Paulo Portas prometeu então fazer “oposição determinada a Sócrates”. E fê-lo até 2011, altura em que voltou a governar com o PSD e entrou na coligação com Pedro Passos Coelho.
Apesar das peripécias do passado, foi o irrevogável que colou. Depois de ter deixado perplexos militantes e eleitores, ter feito subir as taxas de juro do país e pôr em causa a capacidade das autoridades portuguesas cumprirem o memorando assinado com a troika, Paulo Portas voltou atrás e aceitou há exatamente um ano voltar ao Governo – de onde nunca chegou a sair verdadeiramente – com as suas funções majoradas e conquistando a ansiada pasta da Economia.
Apesar de lhe reconhecer “inteligência”, um ex-dirigente do CDS disse ao Observador – não há muitos opositores ou ex-amigos tornados opositores que aceitem falar sobre Paulo Portas – que o presidente do partido fez com que os portugueses perdessem a confiança nele e nos centristas. “Foi um calculismo político aberto em praça pública. Mostrou mais uma vez que não se importa de abandonar toda a gente”, sublinhou, dizendo ainda que o partido é muito “dependente” da sua própria figura e isso vai acabar por prejudicar o CDS.

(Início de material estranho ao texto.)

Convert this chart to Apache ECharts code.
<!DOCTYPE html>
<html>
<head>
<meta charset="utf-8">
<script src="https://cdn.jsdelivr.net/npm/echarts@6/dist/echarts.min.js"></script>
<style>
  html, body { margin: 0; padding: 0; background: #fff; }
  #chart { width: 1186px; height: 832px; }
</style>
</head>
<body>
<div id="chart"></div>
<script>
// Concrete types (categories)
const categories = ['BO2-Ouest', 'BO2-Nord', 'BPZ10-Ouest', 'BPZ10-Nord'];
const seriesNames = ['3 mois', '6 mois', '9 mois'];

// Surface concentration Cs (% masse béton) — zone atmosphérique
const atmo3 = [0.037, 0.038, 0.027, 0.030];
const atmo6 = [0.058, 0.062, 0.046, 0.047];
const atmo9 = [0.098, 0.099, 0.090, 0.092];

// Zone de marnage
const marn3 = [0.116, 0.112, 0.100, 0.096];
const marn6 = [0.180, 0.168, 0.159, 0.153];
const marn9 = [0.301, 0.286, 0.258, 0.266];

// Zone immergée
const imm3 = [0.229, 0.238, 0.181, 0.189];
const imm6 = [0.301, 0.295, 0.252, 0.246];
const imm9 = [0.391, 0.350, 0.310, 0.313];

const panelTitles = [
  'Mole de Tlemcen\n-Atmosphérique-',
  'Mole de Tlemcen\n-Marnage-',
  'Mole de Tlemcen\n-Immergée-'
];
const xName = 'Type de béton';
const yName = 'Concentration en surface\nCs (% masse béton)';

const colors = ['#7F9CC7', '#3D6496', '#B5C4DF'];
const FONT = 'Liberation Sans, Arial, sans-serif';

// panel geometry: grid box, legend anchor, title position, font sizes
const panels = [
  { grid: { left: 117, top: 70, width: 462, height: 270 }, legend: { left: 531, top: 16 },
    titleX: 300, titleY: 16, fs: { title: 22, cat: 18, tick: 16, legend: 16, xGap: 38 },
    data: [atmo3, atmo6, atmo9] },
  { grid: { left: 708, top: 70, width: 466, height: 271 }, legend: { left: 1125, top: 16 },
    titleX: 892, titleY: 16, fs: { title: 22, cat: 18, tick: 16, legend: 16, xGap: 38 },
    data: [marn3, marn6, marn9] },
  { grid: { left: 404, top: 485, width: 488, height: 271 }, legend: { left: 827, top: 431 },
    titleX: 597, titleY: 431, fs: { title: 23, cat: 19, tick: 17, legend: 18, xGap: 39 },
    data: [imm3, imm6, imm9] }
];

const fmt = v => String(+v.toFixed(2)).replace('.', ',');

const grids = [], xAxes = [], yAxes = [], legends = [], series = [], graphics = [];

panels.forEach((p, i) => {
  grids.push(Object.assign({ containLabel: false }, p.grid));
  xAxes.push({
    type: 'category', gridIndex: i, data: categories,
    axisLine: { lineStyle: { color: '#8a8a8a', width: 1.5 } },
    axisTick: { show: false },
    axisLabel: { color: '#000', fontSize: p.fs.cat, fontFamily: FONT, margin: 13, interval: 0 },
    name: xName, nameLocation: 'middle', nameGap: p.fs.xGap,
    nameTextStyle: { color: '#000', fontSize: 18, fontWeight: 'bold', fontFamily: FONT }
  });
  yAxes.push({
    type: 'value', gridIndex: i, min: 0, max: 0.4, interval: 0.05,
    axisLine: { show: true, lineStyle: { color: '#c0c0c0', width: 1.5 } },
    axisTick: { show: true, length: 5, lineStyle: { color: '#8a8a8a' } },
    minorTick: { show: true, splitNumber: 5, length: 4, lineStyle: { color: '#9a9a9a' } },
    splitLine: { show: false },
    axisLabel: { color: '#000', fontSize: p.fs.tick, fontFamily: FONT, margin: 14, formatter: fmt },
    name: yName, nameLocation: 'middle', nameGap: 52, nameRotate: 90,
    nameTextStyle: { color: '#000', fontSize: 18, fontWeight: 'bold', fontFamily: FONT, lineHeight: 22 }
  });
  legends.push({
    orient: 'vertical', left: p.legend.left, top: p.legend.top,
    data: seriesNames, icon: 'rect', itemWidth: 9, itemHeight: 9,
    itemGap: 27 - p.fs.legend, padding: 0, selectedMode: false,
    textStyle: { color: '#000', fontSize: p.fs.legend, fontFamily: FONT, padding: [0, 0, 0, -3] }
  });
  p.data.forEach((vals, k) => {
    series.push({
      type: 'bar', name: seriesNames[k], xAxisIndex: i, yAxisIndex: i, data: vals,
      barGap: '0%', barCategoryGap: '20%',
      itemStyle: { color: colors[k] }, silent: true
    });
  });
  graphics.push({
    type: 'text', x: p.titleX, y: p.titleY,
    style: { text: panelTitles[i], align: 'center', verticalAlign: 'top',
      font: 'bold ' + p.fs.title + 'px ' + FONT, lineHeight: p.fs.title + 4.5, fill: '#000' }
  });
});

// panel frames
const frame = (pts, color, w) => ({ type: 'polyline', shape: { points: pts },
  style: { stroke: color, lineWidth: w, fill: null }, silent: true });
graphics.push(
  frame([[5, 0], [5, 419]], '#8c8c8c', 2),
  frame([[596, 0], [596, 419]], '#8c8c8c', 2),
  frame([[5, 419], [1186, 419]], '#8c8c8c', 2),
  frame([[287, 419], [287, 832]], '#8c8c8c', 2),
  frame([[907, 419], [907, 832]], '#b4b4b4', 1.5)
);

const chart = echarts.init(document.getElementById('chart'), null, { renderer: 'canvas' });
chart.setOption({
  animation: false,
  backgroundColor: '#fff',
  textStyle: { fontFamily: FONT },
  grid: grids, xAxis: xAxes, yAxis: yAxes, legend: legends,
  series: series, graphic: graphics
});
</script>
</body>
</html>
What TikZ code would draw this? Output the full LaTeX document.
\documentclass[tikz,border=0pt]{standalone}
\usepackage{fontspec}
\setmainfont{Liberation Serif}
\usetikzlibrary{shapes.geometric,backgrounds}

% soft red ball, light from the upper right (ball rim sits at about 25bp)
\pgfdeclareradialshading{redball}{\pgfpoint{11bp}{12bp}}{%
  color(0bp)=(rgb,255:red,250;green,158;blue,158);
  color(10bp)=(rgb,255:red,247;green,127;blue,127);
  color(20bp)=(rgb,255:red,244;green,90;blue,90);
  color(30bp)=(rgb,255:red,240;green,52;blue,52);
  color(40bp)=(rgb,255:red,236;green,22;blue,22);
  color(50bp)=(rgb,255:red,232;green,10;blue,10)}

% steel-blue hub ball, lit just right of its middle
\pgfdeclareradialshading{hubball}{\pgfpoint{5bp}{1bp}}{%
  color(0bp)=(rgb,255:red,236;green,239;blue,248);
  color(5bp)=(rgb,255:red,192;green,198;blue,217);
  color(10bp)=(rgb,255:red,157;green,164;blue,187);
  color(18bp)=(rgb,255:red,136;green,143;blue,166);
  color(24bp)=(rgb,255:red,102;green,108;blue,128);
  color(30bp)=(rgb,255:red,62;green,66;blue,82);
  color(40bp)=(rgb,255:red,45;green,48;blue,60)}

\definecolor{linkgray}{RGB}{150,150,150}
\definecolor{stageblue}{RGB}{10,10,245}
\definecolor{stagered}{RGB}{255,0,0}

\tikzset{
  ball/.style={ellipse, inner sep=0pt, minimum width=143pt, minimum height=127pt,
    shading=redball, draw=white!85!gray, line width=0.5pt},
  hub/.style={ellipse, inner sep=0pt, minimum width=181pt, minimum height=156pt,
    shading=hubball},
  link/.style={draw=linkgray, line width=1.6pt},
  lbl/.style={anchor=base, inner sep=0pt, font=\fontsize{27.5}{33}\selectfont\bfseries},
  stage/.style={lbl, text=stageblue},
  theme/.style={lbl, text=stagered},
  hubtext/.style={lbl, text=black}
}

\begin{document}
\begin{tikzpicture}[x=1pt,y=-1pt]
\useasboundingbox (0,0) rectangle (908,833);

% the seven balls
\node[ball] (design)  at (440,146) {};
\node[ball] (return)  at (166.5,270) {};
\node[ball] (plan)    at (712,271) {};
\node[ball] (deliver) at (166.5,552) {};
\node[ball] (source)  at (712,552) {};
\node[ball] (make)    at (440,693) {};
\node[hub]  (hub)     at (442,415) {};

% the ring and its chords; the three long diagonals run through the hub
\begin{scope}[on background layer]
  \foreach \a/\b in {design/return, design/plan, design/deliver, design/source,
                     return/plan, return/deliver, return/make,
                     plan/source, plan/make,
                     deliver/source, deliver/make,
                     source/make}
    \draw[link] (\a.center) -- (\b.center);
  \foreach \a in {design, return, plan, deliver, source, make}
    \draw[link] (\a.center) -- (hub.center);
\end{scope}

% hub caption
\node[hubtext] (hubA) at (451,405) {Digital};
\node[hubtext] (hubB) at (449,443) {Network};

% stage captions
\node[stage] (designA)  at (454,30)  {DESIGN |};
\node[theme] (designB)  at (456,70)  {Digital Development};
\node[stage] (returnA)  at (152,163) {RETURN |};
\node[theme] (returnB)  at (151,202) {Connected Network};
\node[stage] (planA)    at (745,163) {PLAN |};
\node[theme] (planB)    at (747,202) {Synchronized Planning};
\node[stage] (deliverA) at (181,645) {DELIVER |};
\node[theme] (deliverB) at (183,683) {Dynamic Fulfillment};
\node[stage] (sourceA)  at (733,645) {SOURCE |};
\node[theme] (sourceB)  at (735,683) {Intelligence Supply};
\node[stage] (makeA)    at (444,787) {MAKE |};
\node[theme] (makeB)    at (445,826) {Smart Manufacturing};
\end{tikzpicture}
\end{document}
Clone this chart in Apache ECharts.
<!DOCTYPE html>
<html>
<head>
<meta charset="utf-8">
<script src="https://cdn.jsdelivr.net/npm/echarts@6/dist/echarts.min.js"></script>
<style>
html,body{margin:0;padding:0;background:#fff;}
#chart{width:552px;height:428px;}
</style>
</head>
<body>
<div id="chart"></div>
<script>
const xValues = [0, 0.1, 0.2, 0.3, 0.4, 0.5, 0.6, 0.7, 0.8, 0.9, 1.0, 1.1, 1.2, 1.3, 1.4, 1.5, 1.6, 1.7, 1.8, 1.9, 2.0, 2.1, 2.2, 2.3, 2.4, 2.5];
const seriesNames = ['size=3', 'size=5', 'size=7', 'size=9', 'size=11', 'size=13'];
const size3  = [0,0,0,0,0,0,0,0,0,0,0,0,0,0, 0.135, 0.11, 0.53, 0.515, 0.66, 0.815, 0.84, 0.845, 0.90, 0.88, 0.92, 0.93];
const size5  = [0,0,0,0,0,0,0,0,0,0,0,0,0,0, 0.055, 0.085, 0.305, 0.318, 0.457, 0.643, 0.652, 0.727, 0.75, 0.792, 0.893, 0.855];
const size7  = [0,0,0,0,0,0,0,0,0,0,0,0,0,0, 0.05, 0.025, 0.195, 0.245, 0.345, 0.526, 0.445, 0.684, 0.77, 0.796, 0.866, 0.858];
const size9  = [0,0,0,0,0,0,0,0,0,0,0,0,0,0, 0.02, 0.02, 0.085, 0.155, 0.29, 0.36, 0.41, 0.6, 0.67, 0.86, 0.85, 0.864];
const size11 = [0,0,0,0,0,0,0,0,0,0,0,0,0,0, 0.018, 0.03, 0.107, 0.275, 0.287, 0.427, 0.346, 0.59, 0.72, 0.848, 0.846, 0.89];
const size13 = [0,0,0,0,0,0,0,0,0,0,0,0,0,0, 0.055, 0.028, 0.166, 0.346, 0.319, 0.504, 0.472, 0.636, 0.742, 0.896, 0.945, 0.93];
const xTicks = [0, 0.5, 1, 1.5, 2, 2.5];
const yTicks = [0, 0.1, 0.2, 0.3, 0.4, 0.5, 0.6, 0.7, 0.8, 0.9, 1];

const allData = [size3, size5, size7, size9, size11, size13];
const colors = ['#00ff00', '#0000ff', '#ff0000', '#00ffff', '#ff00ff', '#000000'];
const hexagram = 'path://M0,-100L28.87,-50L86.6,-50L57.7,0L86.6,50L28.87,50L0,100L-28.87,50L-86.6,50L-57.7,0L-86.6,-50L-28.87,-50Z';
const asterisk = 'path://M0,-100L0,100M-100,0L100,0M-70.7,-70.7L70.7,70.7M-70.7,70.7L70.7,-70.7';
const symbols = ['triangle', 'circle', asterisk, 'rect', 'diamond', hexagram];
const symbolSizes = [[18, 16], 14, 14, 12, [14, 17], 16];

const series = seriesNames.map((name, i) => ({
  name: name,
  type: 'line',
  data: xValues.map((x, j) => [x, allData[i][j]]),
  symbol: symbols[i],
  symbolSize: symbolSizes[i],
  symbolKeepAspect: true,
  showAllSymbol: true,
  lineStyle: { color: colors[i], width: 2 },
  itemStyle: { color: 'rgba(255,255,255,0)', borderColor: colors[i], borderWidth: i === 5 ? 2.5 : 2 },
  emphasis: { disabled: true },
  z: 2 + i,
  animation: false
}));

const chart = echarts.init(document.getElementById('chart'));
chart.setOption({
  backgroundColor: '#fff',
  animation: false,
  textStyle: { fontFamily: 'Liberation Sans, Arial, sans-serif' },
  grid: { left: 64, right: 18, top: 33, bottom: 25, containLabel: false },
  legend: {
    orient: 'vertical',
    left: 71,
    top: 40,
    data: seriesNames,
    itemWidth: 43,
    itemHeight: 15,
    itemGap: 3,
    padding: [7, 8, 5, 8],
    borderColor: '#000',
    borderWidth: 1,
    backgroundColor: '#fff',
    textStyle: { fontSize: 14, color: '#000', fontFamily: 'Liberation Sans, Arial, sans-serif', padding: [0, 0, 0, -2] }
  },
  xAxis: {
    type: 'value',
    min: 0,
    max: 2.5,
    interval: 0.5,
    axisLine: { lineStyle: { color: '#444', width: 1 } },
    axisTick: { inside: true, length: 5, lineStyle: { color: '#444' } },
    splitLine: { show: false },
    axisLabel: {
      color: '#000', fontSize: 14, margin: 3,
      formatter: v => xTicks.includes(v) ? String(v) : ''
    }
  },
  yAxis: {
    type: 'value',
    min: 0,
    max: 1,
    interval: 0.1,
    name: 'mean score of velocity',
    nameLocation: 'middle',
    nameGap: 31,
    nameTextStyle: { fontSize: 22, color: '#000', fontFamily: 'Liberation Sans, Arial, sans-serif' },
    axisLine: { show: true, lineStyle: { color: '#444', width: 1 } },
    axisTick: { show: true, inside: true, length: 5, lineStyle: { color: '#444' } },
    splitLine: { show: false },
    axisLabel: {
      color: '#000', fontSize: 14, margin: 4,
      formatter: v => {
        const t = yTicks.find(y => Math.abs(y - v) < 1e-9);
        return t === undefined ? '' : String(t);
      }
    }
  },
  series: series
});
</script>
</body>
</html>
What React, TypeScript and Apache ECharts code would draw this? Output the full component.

Diogo Feio, ex-eurodeputado, defende que o partido está “confortável” com a demissão e a reintegração do seu presidente no Governo. Feio, que dirige atualmente as comemorações do 40º aniversário do partido, diz mesmo que o Governo saiu “reforçado” do episódio e que a crise política apenas demonstrou o empenho do líder centrista em afirmar “as ideias próprias do CDS” no seio da coligação.
Mas outros não parecem concordar. Filipe Anacoreta Correia, líder do movimento de oposição interna a Portas, Alternativa e Responsabilidade, considera que um ano depois, “o CDS está mais refém do que nunca porque teve de concordar com medidas que criticava”. “Este é um momento difícil para ele e para o partido”, refere Anacoreta Correia, enumerando o que o CDS deixou para trás um maior diálogo com a troika, a diminuição da despesa e a Reforma do Estado. Cedências que se refletem no atual estado da coligação, segundo comentou em meados de julho Marques Mendes, que denota as crispações crescentes entre PSD e CDS no Governo. “Está a viver-se novamente um clima de divergências e divisões entre o PSD e CDS”, denunciou Marques Mendes, assegurando que no Conselho de Ministros há “Governo e oposição”.
“Este é um momento difícil para ele e para o partido”, refere Filipe Anacoreta Correia.
Mas os seus apoiantes continuam confiantes. “É talvez o único político português que nunca teve medo de ir a votos e em circunstâncias difíceis com o CDS a ter nas sondagens 3 e 4%”, lembrou Nuno Magalhães que vaticina, apesar do afastamento previsto já em 2015, “[Ser vice-primeiro-ministro] não será a última coisa que fará e acredito que cumprirá o mandato”. “Ainda vai haver muita gente que queria ver o ciclo de Paulo Portas acabar, acabar o seu próprio ciclo muito antes de Paulo Portas”, garante Nuno Melo.
O próprio Anacoreta Correia diz que o presidente do partido é um “peso político” e que o vice-primeiro-ministro “não está no fim dos seus dias” na política portuguesa. O que se seguirá para Paulo Portas?